Audience Question 5: Could you talk a little bit about the workshops? As a playwright, do you have input or any kind of say on the set design or how you want to see the costumes? 

HB: Yes, for a world premiere, you have input on directors, casting, design. Since my brothers are in the military, the authenticity of Aaron’s Marine uniform, haircut, and physicality was one of the things I was a stickler about. I was in a lot of conversations with the designers about that role. We ended up bringing in a Marine consultant —who was a retired drill sergeant — to work with Tyler. 

Audience Question 6: This theatre is the first place to host this play? 

HB: Yes. This is the world premiere. 

Audience Question 7: What are you working on next? 
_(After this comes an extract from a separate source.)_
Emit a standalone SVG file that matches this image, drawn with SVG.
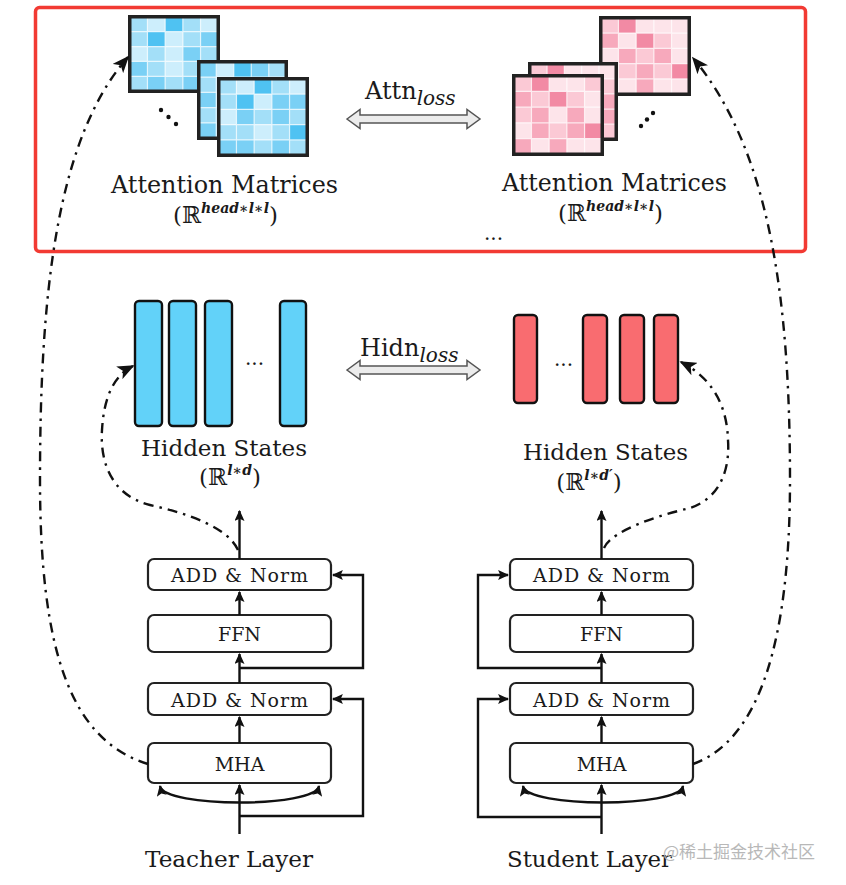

HB: I’m developing a pilot for AMC, another for Hulu, and a third project with a studio (we haven’t taken it out yet). I also have a movie project with Netflix. In terms of plays, I’ve been working on a big, epic family drama that follows three generations of Mexican-American women grappling with the sudden death of their son, husband, and father. But the play isn’t  really about that at all — there’s a big twist — but I don’t want to give it away yet. I have a few other plays kicking around in my head.

Audience Question 8: How did you get started as both a screenwriter and a playwright?

HB: I taught myself to write by reading plays. I would read a play over and over, break it down beat by beat, trying to understand it’s structure, then using that as a structure for my own story. And I started stalking playwrights I admired, looking at their bios — what fellowships, residencies, theaters did they work with — and applying to those. I started getting residencies and fellowships, meeting industry people, picking their brains about everything. I eventually got a fellowship to Juilliard, which got me an agent, who happened to rep the showrunner on The Americans and gave him one of my plays, and they staffed me a few months after graduating. I’d never written for television before, so I had to figure out how to write a screenplay while I was in the writers’ room. It’s been a long road with a lot more rejection, failure, public humiliation, and deep heartbreak. I’ve written more plays that have failed miserably and died horrible deaths than successful ones. But writing has always been the only way I know how to heal and survive, so I just keep writing.  Because what else is there?

Audience Question 9: I am wondering about your interest in the military. Did you ever see A Soldier’s Play?

HB: I haven’t seen it yet. We’ve been in the trenches of rehearsal and previews at night. But I am very excited to see it. I’ve heard it’s fantastic.